The cold front has me craving warm porridge in the morning and I thought I should make a nice savory one for dinner too. This recipe adds in whole grain teff to a traditional savory steel-cut oat. This Savory Southwest Teff and Steel-Cut Oats makes a great base for a 1 bowl meal, but can be stuffed inside a burrito too!
Have you tried savory porridge? What’s your go-to flavor? I love mine with smoked paprika, chili powder, and nutritional yeast like the recipe below.
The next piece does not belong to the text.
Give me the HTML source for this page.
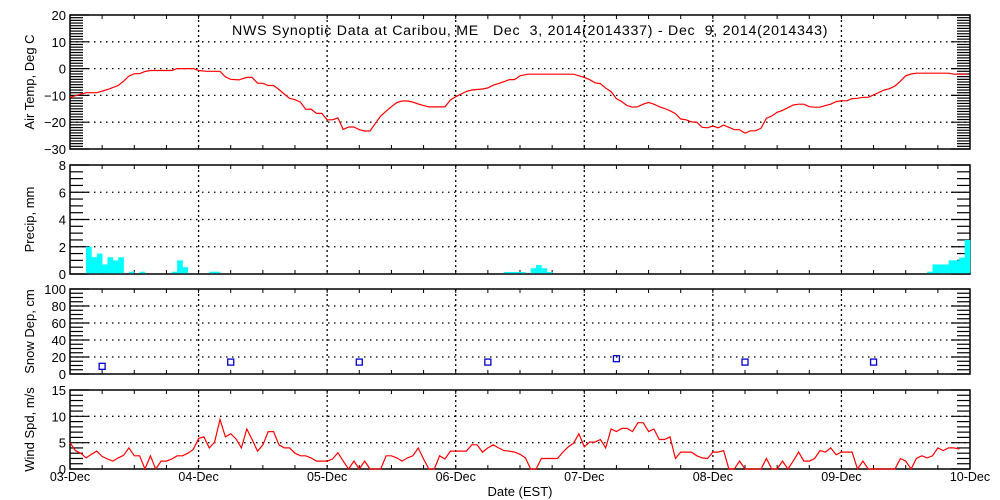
<!DOCTYPE html>
<html><head><meta charset="utf-8"><style>
html,body{margin:0;padding:0;background:#fff;}
svg{display:block;font-family:"Liberation Sans",sans-serif;}
</style></head><body>
<svg id="c" width="1000" height="500" viewBox="0 0 1000 500"></svg>
<script>
const dayLabels=["03-Dec","04-Dec","05-Dec","06-Dec","07-Dec","08-Dec","09-Dec","10-Dec"];
// Air temperature: [hour, degC]
const tempHours=[0,3,5,7,9,10,11,12,13,14,15,19,20,23,24,25.5,28,29,30,31.5,33,34,35,36,37,38,39,40,41,42,43,44,45,46,47,48,49,50,51,52,53,54,55,56,57,58,59,60,61,62,63,64,65,66,67,70,71,72,73,74,75,77,78,79,80,81,82,83,84,85.5,94,96,97,98,99,100,101,102,103,104,105,106,107,108,109,110,111,112,113,114,115,116,117,118,119,120,121,122,123,124,125,126,127,128,129,130,131,132,133,134,135,136,137,138,139,140,141,142,143,144,145,146,147,148,149,150,151,152,153,154,155,156,157,158,164,165,167.5];
const tempVals=[-10.7,-9,-9,-7.8,-6.3,-4.7,-2.8,-1.9,-1.9,-1.1,-0.7,-0.7,0,0,-0.7,-1,-1,-3.1,-4,-4.2,-3.3,-3.3,-5.4,-5.5,-6.3,-6.3,-7.8,-9.5,-11.1,-11.6,-12.5,-15.2,-15.1,-16.7,-16.7,-19.1,-19.1,-18.4,-22.7,-21.8,-21.8,-22.8,-23.3,-23.3,-20.4,-17.7,-15.9,-14.2,-12.7,-12.1,-12.1,-12.5,-13.2,-13.8,-14.3,-14.3,-11.7,-10.5,-9.5,-8.5,-8,-7.6,-7.2,-6.2,-5.6,-4.9,-4.1,-4.1,-2.7,-2.1,-2.1,-3.3,-4.1,-5.3,-5.6,-7.3,-8.6,-11.2,-12.3,-13.8,-14.4,-14.2,-13.3,-12.6,-13.3,-14.2,-14.9,-15.7,-16.8,-18.8,-19.1,-19.9,-20,-21.9,-22.1,-21.4,-22.1,-21.1,-21.9,-22.8,-22.8,-24.1,-23.2,-23.2,-22.2,-18.5,-17.7,-16.3,-15.6,-14.6,-13.6,-13.3,-13.3,-14.2,-14.4,-14.4,-13.8,-13.3,-12.3,-12,-12,-11.2,-11.1,-10.7,-10.7,-9.8,-8.9,-8,-7.5,-6.5,-4.7,-2.7,-2,-1.7,-1.7,-2.1,-2.1];
// Precip hourly bins
const precipHours=[3,4,5,6,7,8,9,11,13,19,20,21,26,27,81,82,83,84,86,87,88,89,160,161,162,163,164,165,166,167];
const precipVals=[2.0,1.23,1.5,0.7,1.23,1.0,1.23,0.17,0.17,0.17,1.0,0.5,0.17,0.17,0.15,0.15,0.15,0.15,0.42,0.66,0.42,0.15,0.17,0.7,0.7,0.7,1.0,1.0,1.2,2.5];
// Snow depth daily obs
const snowHours=[6,30,54,78,102,126,150];
const snowVals=[9,14,14,14,18,14,14];
// Wind speed hourly (h0..h166)
const windVals=[5.0,3.5,3.0,2.1,2.8,3.4,2.4,1.9,1.5,2.1,2.6,4.0,2.5,2.5,0,2.5,0,1.5,1.5,1.9,2.5,2.5,3.0,3.7,5.8,6.1,4.0,5.1,9.4,6.1,6.7,5.7,4.0,7.6,5.6,3.4,4.6,7.1,7.1,4.6,4.0,4.0,3.0,2.5,2.5,2.1,1.5,1.5,1.5,1.9,3.1,1.5,0,1.5,0,1.5,0,0,0,2.5,2.5,2.1,1.5,2.1,2.5,4.0,1.9,0,0,2.5,1.9,3.4,3.4,3.4,3.4,4.6,4.6,3.2,4.0,4.6,4.0,3.5,3.4,3.2,2.8,2.1,0,0,2.0,2.0,2.0,2.0,3.2,4.2,4.9,6.7,4.2,5.1,5.1,5.6,4.0,7.6,7.1,7.7,7.7,7.1,8.8,8.8,7.1,7.6,5.6,5.6,6.1,2.0,3.2,3.2,3.2,2.5,2.1,2.0,3.2,3.2,3.5,0,0,1.5,0,0,0,0,2.0,0,0,1.5,0,1.5,3.2,1.5,1.5,2.0,3.5,3.2,4.0,2.7,3.2,3.2,3.2,0,1.5,0,0,0,0,0,0,2.0,1.5,0,2.0,2.5,2.1,2.5,4.0,3.5,4.0,4.0,3.8];

const NS="http://www.w3.org/2000/svg";
const svg=document.getElementById('c');
const X0=70,X1=970,HOURS=168;
const xh=h=>X0+(X1-X0)*h/HOURS;
function el(t,a,p){const e=document.createElementNS(NS,t);for(const k in a)e.setAttribute(k,a[k]);(p||svg).appendChild(e);return e;}

const panels=[
 {name:'air-temp',top:15,bot:149,min:-30,max:20,major:10,minor:1,label:'Air Temp, Deg C',ticks:[20,10,0,-10,-20,-30],tickText:['20','10','0','\u221210','\u221220','\u221230']},
 {name:'precip',top:165,bot:274,min:0,max:8,major:2,minor:0.5,label:'Precip, mm',ticks:[8,6,4,2,0],tickText:['8','6','4','2','0']},
 {name:'snow-depth',top:289,bot:374,min:0,max:100,major:20,minor:5,label:'Snow Dep, cm',ticks:[100,80,60,40,20,0],tickText:['100','80','60','40','20','0']},
 {name:'wind-speed',top:390,bot:469,min:0,max:15,major:5,minor:1,label:'Wind Spd, m/s',ticks:[15,10,5,0],tickText:['15','10','5','0']}
];
panels.forEach(p=>{p.y=v=>p.bot-(p.bot-p.top)*(v-p.min)/(p.max-p.min);});

panels.forEach(p=>{
 const g=el('g',{});
 
 
 p.ticks.forEach(v=>{ if(v===p.min||v===p.max) return;
  const l=el('line',{x1:X0,x2:X1,y1:p.y(v),y2:p.y(v),stroke:'#000','stroke-width':1.3,'stroke-dasharray':'1.5,4.5'},g);
  
  
 });
 for(let d=1;d<7;d++){
  const l=el('line',{x1:xh(d*24),x2:xh(d*24),y1:p.top,y2:p.bot,stroke:'#000','stroke-width':1.3,'stroke-dasharray':'2,3'},g);
  
  
 }
 const n=Math.round((p.max-p.min)/p.minor);
 for(let i=0;i<=n;i++){
  const v=p.min+i*p.minor, yy=p.y(v);
  const maj=Math.abs(v/p.major-Math.round(v/p.major))<1e-6;
  const len=maj?19:13;
  el('line',{x1:X0,x2:X0+len,y1:yy,y2:yy,stroke:'#000','stroke-width':1.2},g);
  el('line',{x1:X1,x2:X1-len,y1:yy,y2:yy,stroke:'#000','stroke-width':1.2},g);
 }
 for(let h=6;h<HOURS;h+=6){
  el('line',{x1:xh(h),x2:xh(h),y1:p.top,y2:p.top+4,stroke:'#000','stroke-width':1},g);
  el('line',{x1:xh(h),x2:xh(h),y1:p.bot,y2:p.bot-4,stroke:'#000','stroke-width':1},g);
 }
 const r=el('rect',{x:X0,y:p.top,width:X1-X0,height:p.bot-p.top,fill:'none',stroke:'#000','stroke-width':1.5},g);
 
 
 p.ticks.forEach((v,i)=>{
  const t=el('text',{x:66,y:p.y(v)+5,'text-anchor':'end','font-size':13},g);
  t.textContent=p.tickText[i];
  
  
 });
 const cy=(p.top+p.bot)/2;
 const lab=el('text',{x:34,y:cy,'text-anchor':'middle','font-size':13,transform:'rotate(-90 34 '+cy+')'},g);
 lab.textContent=p.label;
 
 
 p.g=g;
});

{const p=panels[0];
 const pts=tempHours.map((h,i)=>xh(h).toFixed(1)+','+p.y(tempVals[i]).toFixed(1)).join(' ');
 const l=el('polyline',{points:pts,fill:'none',stroke:'#ff0000','stroke-width':1.2},p.g);
 
 }
{const p=panels[1];
 precipHours.forEach((h,i)=>{
  const y=p.y(precipVals[i]);
  const b=el('rect',{x:xh(h),y:y,width:xh(h+1)-xh(h)+0.3,height:p.bot-y-0.8,fill:'#00ffff'},p.g);
  
  
 });}
{const p=panels[2];
 snowHours.forEach((h,i)=>{
  const s=el('rect',{x:xh(h)-3,y:p.y(snowVals[i])-3,width:6,height:6,fill:'none',stroke:'#0000cc','stroke-width':1.3},p.g);
  
  
 });}
{const p=panels[3];
 const pts=windVals.map((v,h)=>xh(h).toFixed(1)+','+p.y(v).toFixed(1)).join(' ');
 const l=el('polyline',{points:pts,fill:'none',stroke:'#ff0000','stroke-width':1.2},p.g);
 
 }

dayLabels.forEach((d,i)=>{
 const t=el('text',{x:xh(i*24),y:481,'text-anchor':'middle','font-size':12.5});
 t.textContent=d;
 
 
});
const xt=el('text',{x:520,y:496,'text-anchor':'middle','font-size':13});
xt.textContent='Date (EST)';


const ti=el('text',{x:232,y:35,'font-size':14.2,'letter-spacing':0.72,'xml:space':'preserve',style:'white-space:pre'});
ti.textContent='NWS Synoptic Data at Caribou, ME   Dec  3, 2014(2014337) - Dec  9, 2014(2014343)';


</script>
</body></html>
- ⅔ cup Maskal Brown Teff (ivory will work too!)
- ⅓ cup steel-cut oats
- 1 tablespoon olive oil (or water saute to make oil-free)
- 1 cup minced onion
- 1 cup minced bell pepper (tri-color if possible)
- 2 cloves garlic, minced
- ¾ teaspoon ground cumin
- ½ teaspoon smoked paprika
- ½ teaspoon chili powder (or use more if you’d like to make it spicier)
- 3 ½ cups water or unsalted vegetable broth
- ¼ cup nutritional yeast
- Salt and pepper, to taste (I used 1 teaspoon salt and ¼ teaspoon pepper)
- Lightly toast the teff and oats in a saute pan over medium-low heat until you notice a nutty fragrance, about 3 to 4 minutes. Set aside for a later step.
- Heat the oil (or water if you’re making this oil-free) into a Dutch Oven or saucepan over medium heat. Once hot, add the onion and saute until translucent. Stir in the bell pepper and garlic. Cook until the bell peppers soften, then add the cumin, smoked paprika, and chili powder. Saute until the spices become fragrant.
- Add the 3 cups of water or broth and the toasted teff and oats to the sauteed vegetable mixture. Bring to a boil, then turn the heat to low and simmer while stirring often for about 15 minutes. If it cooks a bit dry before the oats are tender, add the additional ½ cup water or broth.
- Once done, remove from heat and stir in the nutritional yeast. Add salt and pepper to taste and serve as a side or the bottom of a dinner bowl slathered with your favorite toppings.